Vacuum Insulated House (Not V.I.P.'s, instead like a vac flask)


Is it possible to vacuum insulate a house in the same style of a vacuum insulated flask?


For example,

I’m not sure what thickness of metal would be necessary to hold a vacuum of that size… Maybe a fan could recreate the vacuum when it leaks eventually? The simplicity & effectiveness of the vacuum flask is fascinating to me.



Not sure how realizable that approach would be for an entire house, but Panasonic makes vacuum insulating panels that deliver R-60 per inch:



I was imagining a vacuum insulated tiny house. The walls would be two pieces of metal with a vacuum in-between and that’s it. The wall thickness I chose was 1.5" (it looks thicker because I added a layer for plumbing and electrical to flow through) with two 1/4" thick pieces of metal with a 1" vacuum in-between. I agree it’s possibly not realizable, but I think it’d be cool if we figured out a way…

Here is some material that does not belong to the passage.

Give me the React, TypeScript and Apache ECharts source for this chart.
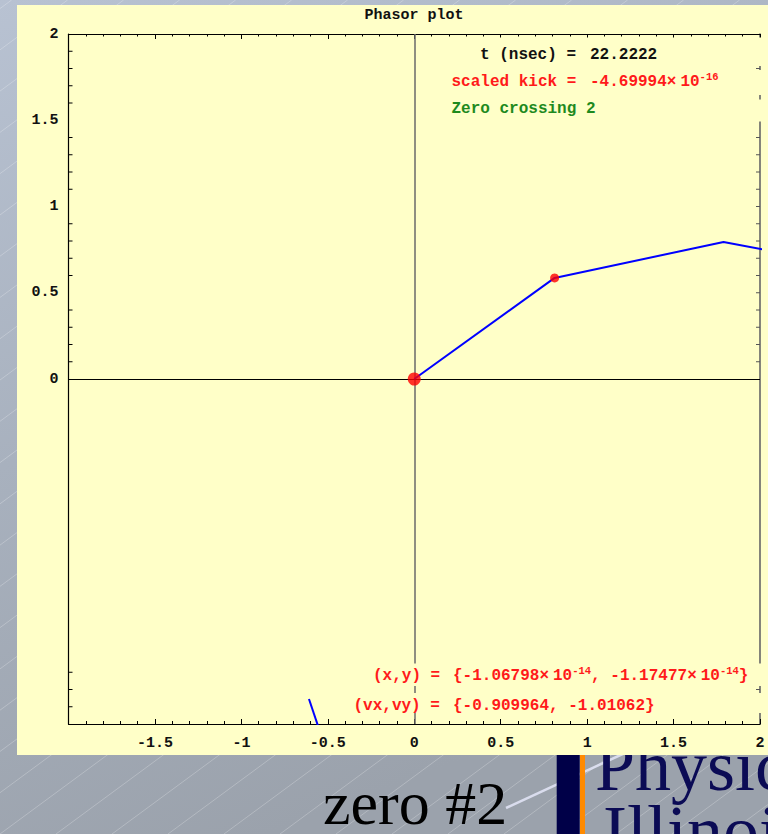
import { useEffect, useRef } from 'react';
import * as echarts from 'echarts';

// Plot window (data units)
const X_MIN = -2;
const X_MAX = 2;
const Y_MIN = -2;
const Y_MAX = 2;
const TICK_STEP = 0.5;

// Phasor chain leaving the origin, and the returning segment near the bottom
const phasorChain: [number, number][] = [
  [0, 0],
  [0.812, 0.586],
  [1.789, 0.794],
  [2.3, 0.697],
];
const returningChain: [number, number][] = [
  [-0.609, -1.855],
  [-0.5, -2.18],
];
const originPoint: [number, number][] = [[0, 0]];
const tipPoint: [number, number][] = [[0.812, 0.586]];

// Minor frame ticks on the vertical sides
const leftFrameTicks = [
  0.1, 0.2, 0.3, 0.4, 0.6, 0.7, 0.8, 0.9, 1.1, 1.2, 1.3, 1.4, 1.6, 1.7, 1.8, 1.9,
  -1.7, -1.8, -1.9,
];
const rightFrameTicks = [
  0.1, 0.2, 0.3, 0.4, 0.5, 0.6, 0.7, 0.8, 0.9, 1.0, 1.1, 1.2, 1.3, 1.4, 1.5, 1.6, 1.7, 1.8, 1.9,
  -1.7, -1.8, -1.9,
];

// Read-outs
const timeNs = '22.2222';
const scaledKick = { mantissa: '-4.69994', exponent: '-16' };
const crossingText = 'Zero crossing 2';
const positionXY = [
  { mantissa: '-1.06798', exponent: '-14' },
  { mantissa: '-1.17477', exponent: '-14' },
];
const velocityXY = ['-0.909964', '-1.01062'];

const MONO = '"Liberation Mono", "DejaVu Sans Mono", monospace';
const SERIF = '"Liberation Serif", "DejaVu Serif", serif';
const PANEL = '#ffffc8';

const richFor = (color: string) => ({
  n: { fontFamily: MONO, fontWeight: 'bold', fontSize: 16, lineHeight: 20, fill: color },
  t: { fontFamily: MONO, fontWeight: 'bold', fontSize: 16, lineHeight: 20, fill: color, padding: [0, 4, 0, 0] },
  s: { fontFamily: MONO, fontWeight: 'bold', fontSize: 10.5, lineHeight: 15, verticalAlign: 'top', fill: color },
});

const sci = (m: { mantissa: string; exponent: string }) =>
  `{n|${m.mantissa}}{t|×}{n|10}{s|${m.exponent}}`;

const monoText = (x: number, y: number, text: string, color: string, z = 60) => ({
  type: 'text',
  x,
  y,
  z,
  silent: true,
  style: {
    text,
    fill: color,
    fontFamily: MONO,
    fontWeight: 'bold',
    fontSize: 16,
    align: 'left',
    verticalAlign: 'middle',
  },
});

const richText = (x: number, y: number, text: string, color: string) => ({
  type: 'text',
  x,
  y,
  z: 60,
  silent: true,
  style: {
    text,
    fill: color,
    fontFamily: MONO,
    fontWeight: 'bold',
    fontSize: 16,
    lineHeight: 20,
    align: 'left',
    verticalAlign: 'middle',
    rich: richFor(color),
  },
});

const cover = (x: number, y: number, width: number, height: number) => ({
  type: 'rect',
  z: 55,
  silent: true,
  shape: { x, y, width, height },
  style: { fill: PANEL },
});

// Serif slide text placed by its baseline
const serifText = (x: number, baseline: number, text: string, size: number, color: string) => ({
  type: 'text',
  z: -15,
  silent: true,
  x,
  y: baseline - size * 0.4,
  style: {
    text,
    fill: color,
    fontFamily: SERIF,
    fontSize: size,
    align: 'left',
    verticalAlign: 'middle',
  },
});

function slideStripes() {
  const out: any[] = [];
  const run = 834 / 0.737;
  for (let k = -22; k < 16; k++) {
    const x0 = k * 56;
    out.push({
      type: 'line',
      z: -20,
      silent: true,
      shape: { x1: x0, y1: 834, x2: x0 + run, y2: 0 },
      style: { stroke: 'rgba(255,255,255,0.3)', lineWidth: 0.8 },
    });
  }
  return out;
}

const frameTickSeries = (values: number[], side: 'left' | 'right') => ({
  type: 'custom',
  silent: true,
  z: 4,
  clip: false,
  data: values.map((v) => [side === 'left' ? X_MIN : X_MAX, v]),
  encode: { x: 0, y: 1 },
  renderItem: (_params: any, api: any) => {
    const p = api.coord([api.value(0), api.value(1)]);
    const dir = side === 'left' ? 1 : -1;
    return {
      type: 'line',
      shape: { x1: p[0], y1: p[1], x2: p[0] + dir * 4, y2: p[1] },
      style: { stroke: side === 'left' ? '#000' : '#555', lineWidth: 1 },
    };
  },
});

export default function App() {
  const ref = useRef<HTMLDivElement>(null);

  useEffect(() => {
    if (!ref.current) return;
    const chart = echarts.init(ref.current, undefined, { renderer: 'svg' });

    const tickLabel = {
      fontFamily: MONO,
      fontWeight: 'bold' as const,
      fontSize: 15,
      color: '#111',
    };

    const option: any = {
      animation: false,
      backgroundColor: {
        type: 'linear',
        x: 0,
        y: 0,
        x2: 0.35,
        y2: 1,
        colorStops: [
          { offset: 0, color: '#b8c2d2' },
          { offset: 0.5, color: '#a8b1be' },
          { offset: 1, color: '#9ba2ac' },
        ],
      },
      grid: { left: 68.5, right: 8, top: 34, bottom: 110, containLabel: false },
      xAxis: [
        {
          type: 'value',
          position: 'bottom',
          min: X_MIN,
          max: X_MAX,
          interval: TICK_STEP,
          axisLine: { show: true, onZero: false, lineStyle: { color: '#000', width: 1.2 } },
          axisTick: { show: true, inside: true, length: 5, lineStyle: { color: '#000' } },
          minorTick: { show: true, splitNumber: 5, length: 3, lineStyle: { color: '#000' } },
          splitLine: { show: false },
          axisLabel: {
            ...tickLabel,
            margin: 12,
            formatter: (v: number) => (v === X_MIN ? '' : String(v)),
          },
        },
        {
          type: 'value',
          position: 'top',
          min: X_MIN,
          max: X_MAX,
          interval: TICK_STEP,
          axisLine: { show: true, onZero: false, lineStyle: { color: '#000', width: 1.2 } },
          axisTick: { show: true, inside: true, length: 5, lineStyle: { color: '#000' } },
          minorTick: { show: true, splitNumber: 5, length: 2.5, lineStyle: { color: '#000' } },
          splitLine: { show: false },
          axisLabel: { show: false },
        },
      ],
      yAxis: [
        {
          type: 'value',
          position: 'left',
          min: Y_MIN,
          max: Y_MAX,
          interval: TICK_STEP,
          axisLine: { show: true, onZero: false, lineStyle: { color: '#000', width: 1.2 } },
          axisTick: { show: false },
          minorTick: { show: false },
          splitLine: { show: false },
          axisLabel: {
            ...tickLabel,
            margin: 10,
            formatter: (v: number) => (v < 0 ? '' : String(v)),
          },
        },
        {
          type: 'value',
          position: 'right',
          min: Y_MIN,
          max: Y_MAX,
          interval: TICK_STEP,
          axisLine: { show: true, onZero: false, lineStyle: { color: '#666', width: 1.6 } },
          axisTick: { show: false },
          minorTick: { show: false },
          splitLine: { show: false },
          axisLabel: { show: false },
        },
      ],
      series: [
        {
          ...frameTickSeries(leftFrameTicks, 'left'),
          z: 1,
          markLine: {
            silent: true,
            symbol: 'none',
            animation: false,
            label: { show: false },
            data: [
              { xAxis: 0, lineStyle: { color: '#6a6a6a', width: 1.5, type: 'solid' } },
              { yAxis: 0, lineStyle: { color: '#000', width: 1, type: 'solid' } },
            ],
          },
        },
        frameTickSeries(rightFrameTicks, 'right'),
        {
          type: 'line',
          data: phasorChain,
          symbol: 'none',
          clip: true,
          z: 5,
          lineStyle: { color: '#0000ff', width: 2 },
        },
        {
          type: 'line',
          data: returningChain,
          symbol: 'none',
          clip: true,
          z: 5,
          lineStyle: { color: '#0000ff', width: 2 },
        },
        {
          type: 'scatter',
          data: originPoint,
          symbol: 'circle',
          symbolSize: 13,
          z: 6,
          itemStyle: { color: '#ff0000' },
        },
        {
          type: 'scatter',
          data: tipPoint,
          symbol: 'circle',
          symbolSize: 9,
          z: 6,
          itemStyle: { color: '#ff0000' },
        },
      ],
      graphic: [
        ...slideStripes(),
        // light streak behind the logo
        {
          type: 'line',
          z: -18,
          silent: true,
          shape: { x1: 506, y1: 808, x2: 640, y2: 746 },
          style: { stroke: 'rgba(228,230,248,0.85)', lineWidth: 2.5 },
        },
        // department logo, partly hidden under the panel
        {
          type: 'rect',
          z: -15,
          silent: true,
          shape: { x: 556.7, y: 740, width: 23, height: 100 },
          style: { fill: '#000048' },
        },
        {
          type: 'rect',
          z: -15,
          silent: true,
          shape: { x: 580, y: 740, width: 5, height: 100 },
          style: { fill: '#ff8a00' },
        },
        serifText(595, 795, 'Physics', 72, '#0b0b55'),
        serifText(603, 860, 'Illinois', 72, '#0b0b55'),
        serifText(323, 828, 'zero #2', 62, '#000'),
        // plot panel
        {
          type: 'rect',
          z: -10,
          silent: true,
          shape: { x: 17, y: 5, width: 760, height: 750 },
          style: { fill: PANEL },
        },
        {
          type: 'text',
          z: 60,
          silent: true,
          x: 414,
          y: 15,
          style: {
            text: 'Phasor plot',
            fill: '#111',
            fontFamily: MONO,
            fontWeight: 'bold',
            fontSize: 15,
            align: 'center',
            verticalAlign: 'middle',
          },
        },
        // read-out boxes
        cover(470, 37.5, 300, 28.5),
        cover(445, 70, 325, 25),
        cover(445, 99.5, 325, 22),
        cover(366, 663.5, 404, 22.5),
        cover(346, 693, 424, 20),
        monoText(480, 55, 't (nsec) =', '#111'),
        monoText(590, 55, timeNs, '#111'),
        monoText(451.5, 81.5, 'scaled kick =', '#ff1a1a'),
        richText(590, 81.5, sci(scaledKick), '#ff1a1a'),
        monoText(451.5, 108.5, crossingText, '#1e8a1e'),
        monoText(373, 675.5, '(x,y) =', '#ff1a1a'),
        richText(453, 675.5, `{${sci(positionXY[0])}, ${sci(positionXY[1])}}`, '#ff1a1a'),
        monoText(353.5, 706, '(vx,vy) =', '#ff1a1a'),
        monoText(453, 706, `{${velocityXY[0]}, ${velocityXY[1]}}`, '#ff1a1a'),
      ],
    };

    chart.setOption(option);
    return () => chart.dispose();
  }, []);

  return (
    <div
      ref={ref}
      style={{ position: 'absolute', left: 0, top: 0, width: 768, height: 834 }}
    />
  );
}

When you remove the air inside the panels, the outside air pressure presses on them with 14.7 pounds per square inch (at sea level). This means that a 12" x 12" panel would need to support some 2,000 pounds to keep it from collapsing. If you add in supports, then the material making up the supports conducts the heat in or out of the system, decreasing the effectiveness of the vacuum. Pressurizing it with CO2 to offset the atmospheric pressure will provide about 30% better insulation than an air gap.



If I could have downloaded your model, I would have changed the standing guy to one crumpled on the floor. If the air had been sucked out, he would not be standing quite as confidently as he is.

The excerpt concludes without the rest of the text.